The hike was no easy feat. With headlamps attached to our heads, we began hiking through the pitch black darkness of the forest. We continued walking, with our eyes firmly down on the ground to ensure that our footing was right. At one point, a group of kids with slippers, donning plain shirts and shorts, and holding a singular torchlight ran past us up the mountain. And there we were – dressed in jackets, long pants, proper footwear, with each of us holding a stick – and we were still slower in climbing up the mountain. The first two hours of the hike was incredibly strenuous and breathing was actually difficult at some points. Perhaps it was because we were fighting for oxygen with the trees in the forest. Maybe.

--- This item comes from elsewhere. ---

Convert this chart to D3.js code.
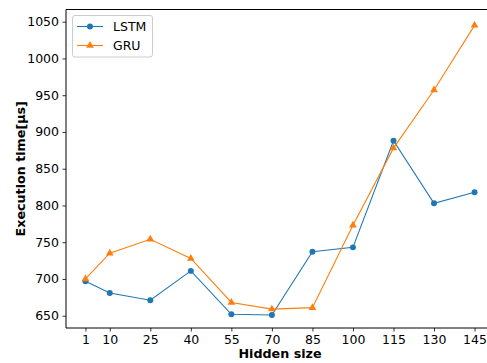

There were two parts of the hike: the first was the forest we entered via Pasar Agung Temple, the second was when we had to semi-rock-climb up (in some parts, we had to do actual rock climbing). Thankfully, our hands were free from having to hold torch lights that we were able to climb with ease. Unfortunately, by the time the sun rose, we were only three quarters to the top. So we stood where we were to admire the glorious sunrise, as the shadows from the mountains were cast on the serene landscape. We met a few groups of hikers along with their guides who were already making their way down when we were still going up. Their faces puzzled as to why we were late for the sunrise. The majority of them encouraged us to push on and told us that the view from the top was well worth it.

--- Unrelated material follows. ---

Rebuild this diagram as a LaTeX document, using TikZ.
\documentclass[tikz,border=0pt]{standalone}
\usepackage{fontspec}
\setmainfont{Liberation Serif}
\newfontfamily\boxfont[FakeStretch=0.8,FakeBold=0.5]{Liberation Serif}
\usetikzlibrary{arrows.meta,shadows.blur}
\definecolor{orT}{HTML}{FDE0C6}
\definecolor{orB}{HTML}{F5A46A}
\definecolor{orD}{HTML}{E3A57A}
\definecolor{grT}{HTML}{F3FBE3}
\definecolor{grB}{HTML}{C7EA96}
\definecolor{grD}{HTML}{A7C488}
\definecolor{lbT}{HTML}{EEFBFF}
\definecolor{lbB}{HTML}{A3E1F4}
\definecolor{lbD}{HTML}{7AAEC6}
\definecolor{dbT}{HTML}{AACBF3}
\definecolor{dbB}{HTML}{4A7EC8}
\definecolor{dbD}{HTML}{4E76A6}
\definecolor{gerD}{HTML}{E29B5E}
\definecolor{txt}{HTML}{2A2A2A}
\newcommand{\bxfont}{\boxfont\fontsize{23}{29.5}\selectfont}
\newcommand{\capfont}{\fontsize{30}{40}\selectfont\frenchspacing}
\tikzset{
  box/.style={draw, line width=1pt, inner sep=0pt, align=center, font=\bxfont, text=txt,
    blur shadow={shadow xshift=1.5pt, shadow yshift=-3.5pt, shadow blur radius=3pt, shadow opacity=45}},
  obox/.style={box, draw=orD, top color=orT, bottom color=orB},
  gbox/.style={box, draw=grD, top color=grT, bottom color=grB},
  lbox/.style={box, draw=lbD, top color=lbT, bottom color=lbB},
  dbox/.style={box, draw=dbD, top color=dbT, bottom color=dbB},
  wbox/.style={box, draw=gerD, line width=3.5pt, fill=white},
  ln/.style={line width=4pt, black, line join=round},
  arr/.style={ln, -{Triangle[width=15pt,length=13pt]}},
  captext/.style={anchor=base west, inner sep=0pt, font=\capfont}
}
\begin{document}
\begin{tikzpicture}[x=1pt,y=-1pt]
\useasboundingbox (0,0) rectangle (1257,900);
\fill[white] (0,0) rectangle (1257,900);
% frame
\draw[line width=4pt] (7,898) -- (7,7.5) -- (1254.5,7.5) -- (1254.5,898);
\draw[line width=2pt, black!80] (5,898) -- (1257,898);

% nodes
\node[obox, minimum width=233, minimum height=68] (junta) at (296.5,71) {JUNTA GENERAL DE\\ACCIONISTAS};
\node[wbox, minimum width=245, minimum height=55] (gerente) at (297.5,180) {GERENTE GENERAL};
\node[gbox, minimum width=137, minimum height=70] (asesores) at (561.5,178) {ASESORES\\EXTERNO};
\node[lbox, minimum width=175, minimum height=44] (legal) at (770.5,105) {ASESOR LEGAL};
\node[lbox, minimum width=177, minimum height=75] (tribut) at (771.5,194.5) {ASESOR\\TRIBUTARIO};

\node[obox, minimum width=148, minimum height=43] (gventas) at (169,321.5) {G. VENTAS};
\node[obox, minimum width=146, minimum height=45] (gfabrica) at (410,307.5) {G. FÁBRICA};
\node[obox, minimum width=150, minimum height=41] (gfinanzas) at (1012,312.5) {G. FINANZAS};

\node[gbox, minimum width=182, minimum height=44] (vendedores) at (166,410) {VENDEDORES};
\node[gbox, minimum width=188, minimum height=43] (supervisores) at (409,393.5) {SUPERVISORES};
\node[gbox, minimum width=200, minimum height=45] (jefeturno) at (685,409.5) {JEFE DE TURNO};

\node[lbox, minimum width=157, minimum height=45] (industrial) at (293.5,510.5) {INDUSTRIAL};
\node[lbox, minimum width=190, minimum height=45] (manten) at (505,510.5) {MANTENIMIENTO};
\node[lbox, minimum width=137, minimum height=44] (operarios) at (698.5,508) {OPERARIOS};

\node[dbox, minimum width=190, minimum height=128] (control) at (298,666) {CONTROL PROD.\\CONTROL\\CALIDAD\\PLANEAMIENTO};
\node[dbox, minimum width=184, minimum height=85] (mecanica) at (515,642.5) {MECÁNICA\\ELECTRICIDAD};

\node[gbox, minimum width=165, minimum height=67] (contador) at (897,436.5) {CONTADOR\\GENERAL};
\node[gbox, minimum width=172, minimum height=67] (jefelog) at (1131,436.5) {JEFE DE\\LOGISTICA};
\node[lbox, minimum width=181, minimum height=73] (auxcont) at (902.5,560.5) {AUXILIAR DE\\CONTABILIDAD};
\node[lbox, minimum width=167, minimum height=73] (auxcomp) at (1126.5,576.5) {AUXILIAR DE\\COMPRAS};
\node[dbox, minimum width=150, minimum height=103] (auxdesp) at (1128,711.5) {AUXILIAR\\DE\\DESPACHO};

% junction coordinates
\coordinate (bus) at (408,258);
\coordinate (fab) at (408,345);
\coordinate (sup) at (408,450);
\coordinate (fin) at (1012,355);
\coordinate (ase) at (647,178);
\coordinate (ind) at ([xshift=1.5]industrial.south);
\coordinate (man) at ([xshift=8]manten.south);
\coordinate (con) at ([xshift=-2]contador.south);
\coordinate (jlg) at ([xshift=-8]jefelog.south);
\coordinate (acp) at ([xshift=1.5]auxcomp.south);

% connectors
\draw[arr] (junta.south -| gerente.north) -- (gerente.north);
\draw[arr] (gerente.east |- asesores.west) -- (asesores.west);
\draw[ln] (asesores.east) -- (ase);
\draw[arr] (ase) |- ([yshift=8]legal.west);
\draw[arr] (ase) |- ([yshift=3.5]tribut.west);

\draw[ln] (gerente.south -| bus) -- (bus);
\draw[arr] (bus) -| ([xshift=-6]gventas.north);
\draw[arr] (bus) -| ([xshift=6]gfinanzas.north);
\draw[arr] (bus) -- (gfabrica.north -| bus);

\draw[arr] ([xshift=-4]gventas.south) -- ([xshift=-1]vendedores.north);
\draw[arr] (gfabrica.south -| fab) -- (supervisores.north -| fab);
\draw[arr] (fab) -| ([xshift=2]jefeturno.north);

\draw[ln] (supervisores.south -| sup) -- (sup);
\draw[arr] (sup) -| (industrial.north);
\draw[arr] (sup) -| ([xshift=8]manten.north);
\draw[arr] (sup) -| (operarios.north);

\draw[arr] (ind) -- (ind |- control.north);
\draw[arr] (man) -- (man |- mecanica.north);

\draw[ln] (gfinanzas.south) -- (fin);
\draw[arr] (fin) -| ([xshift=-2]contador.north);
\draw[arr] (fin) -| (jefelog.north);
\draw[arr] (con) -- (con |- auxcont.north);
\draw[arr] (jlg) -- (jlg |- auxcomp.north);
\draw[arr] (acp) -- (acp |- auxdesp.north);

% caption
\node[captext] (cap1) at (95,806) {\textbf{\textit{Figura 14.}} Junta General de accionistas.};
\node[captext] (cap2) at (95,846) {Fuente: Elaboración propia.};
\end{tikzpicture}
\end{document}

When we got to the top, the view was absolutely incredible! The summit was above the clouds and it was picture perfect! Time check: 8:30am. All the time spent and hardships experienced going up the mountain was well worth it and the best part was that we had the entire summit to ourselves. We didn’t have to compete with other hikers for the majestic view! From our vantage point, we could see Mt. Rinjani, a volcano in Lombok, as well as Mt. Batur. Our guide then made us some hot tea to enjoy along with the banana fritters which she brought for us. We probably spent almost an hour at Mt. Agung’s peak before heading back down.
Going down the mountain was incredibly hard on the knees though. At times, we were on all fours just to go down the rocks. We were at the point where the clouds and the forest meet. The entire forest got so foggy and misty. The sights on the way down were quite surprisingly beautiful, as we pretty much hiked past it earlier in the darkness, not fully knowing what was there. The effects of lack of sleep the night before, proper food, and water were kicking in. Our legs weren’t functioning properly towards the end of the hike as we stumbled every now and then. Overall, our mountain hike took us close to 12 hours, slightly slower than the average, but nevertheless, it was an unforgettable experience indeed.
Ending this sharing with a quote from Edmund Hillary: “It is not the mountain we conquer but ourselves.” After heeding Mt. Agung’s invitation to reach its peak, we’ve proven this to be true.